Among other changes, grantees would need to recruit twice the number of students they can serve so that youth can be randomly assigned either to Upward Bound or a control group that would not receive assistance. The Education Department says this move would allow it to better evaluate program services, but Upward Bound advocates strongly disagree.

“To me, that’s ethically immoral,” says Dr. Cynthia Park, executive director of the Pre-College Institute at San Diego State University. Grantees would recruit students with promises of assistance but then have to turn their backs on half of the group, she says.

“It is definitely a human subject research issue, and a serious one,” agrees Susan Trebach, vice president for communications at the Council for Opportunity in Education, a Washington group that works on behalf of Upward Bound and other TRIO programs.

But the Education Department says it has a responsibility to evaluate whether the program provides benefits “above and beyond” the benefits of other available services, says James F. Manning, the department’s acting assistant secretary for postsecondary education.
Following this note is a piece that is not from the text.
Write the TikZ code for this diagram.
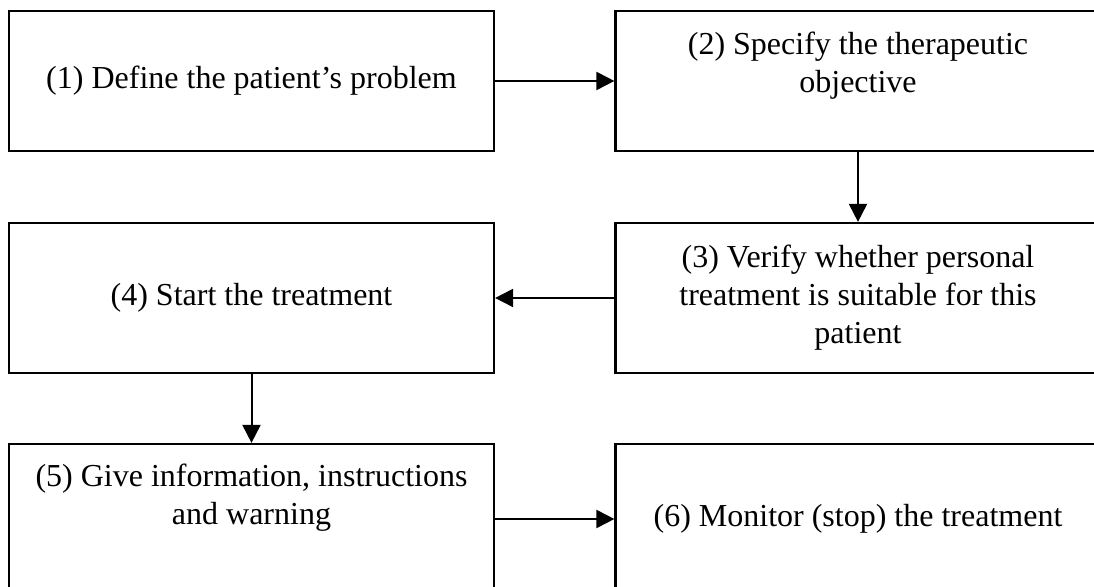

Also, given Upward Bound’s limited budget, the program is likely to turn away many eligible youth regardless of the evaluation approach, the department argues.

In another change, students wouldn’t just be low-income. At least 30 percent of students enrolled in the program must qualify as “academically at risk,” meaning they have not met state standards on math and language arts assessments in eighth grade. Students can also qualify if they have a GPA below 2.5 or have not taken certain rigorous math courses by eighth or ninth grades.

“This whole thing takes away rights and privileges that best serve our organization and our students,” says Park, whose Upward Bound program overwhelmingly serves students of color, particularly Hispanics.

Another change would set strict enrollment limits on who may join the program. Ninth-graders are the sole targets for the academically at-risk slots. And students new to the program must be in either ninth or 10th grade to be considered for the other slots.

The Education Department says these policies would ensure that more students receive an in-depth Upward Bound experience. Past evaluations have showed that an extra year of service would benefit all participants, Manning says. Students at risk academically also “require more intensive services,” and they are more likely to succeed if they join during ninth grade.

But grantees such as Park say such policies also dilute local flexibility. Some agencies may take in new students as late as 11th grade to replace those who moved away or no longer participate in the program. “We serve highly mobile neighborhoods where people move frequently,” she says.

Replacing a high school junior with another high school junior can ensure the presence of older role models in a program, she says. Some at-risk youth also may not begin to focus on their future until 11th grade. “We’re not receiving enough leeway for our programs,” she says.

Nationally, a mounting concern among advocates is that the policy changes — enacted independently by the Education Department — may undermine Congress’ oversight role.

“Our organization is committed to reversing these policies,” Trebach says. “There are broader issues here about how much the department can take on [of what] is a congressional prerogative.”

Other groups in the higher education community agree with that view. In a letter to Manning, American Council on Education President David Ward called the proposals “precedent-setting and disturbing.” By unilaterally making the changes, the department “exchanges a congressional priority for an administrative one.”

Ward says he fears that such policy changes may become standard in other federal education programs. “If this priority-setting approach is adopted, it is easy to imagine that many other programs administered by the department will be subject to a wholesale redesign outside the normal legislative and regulatory processes,” he says.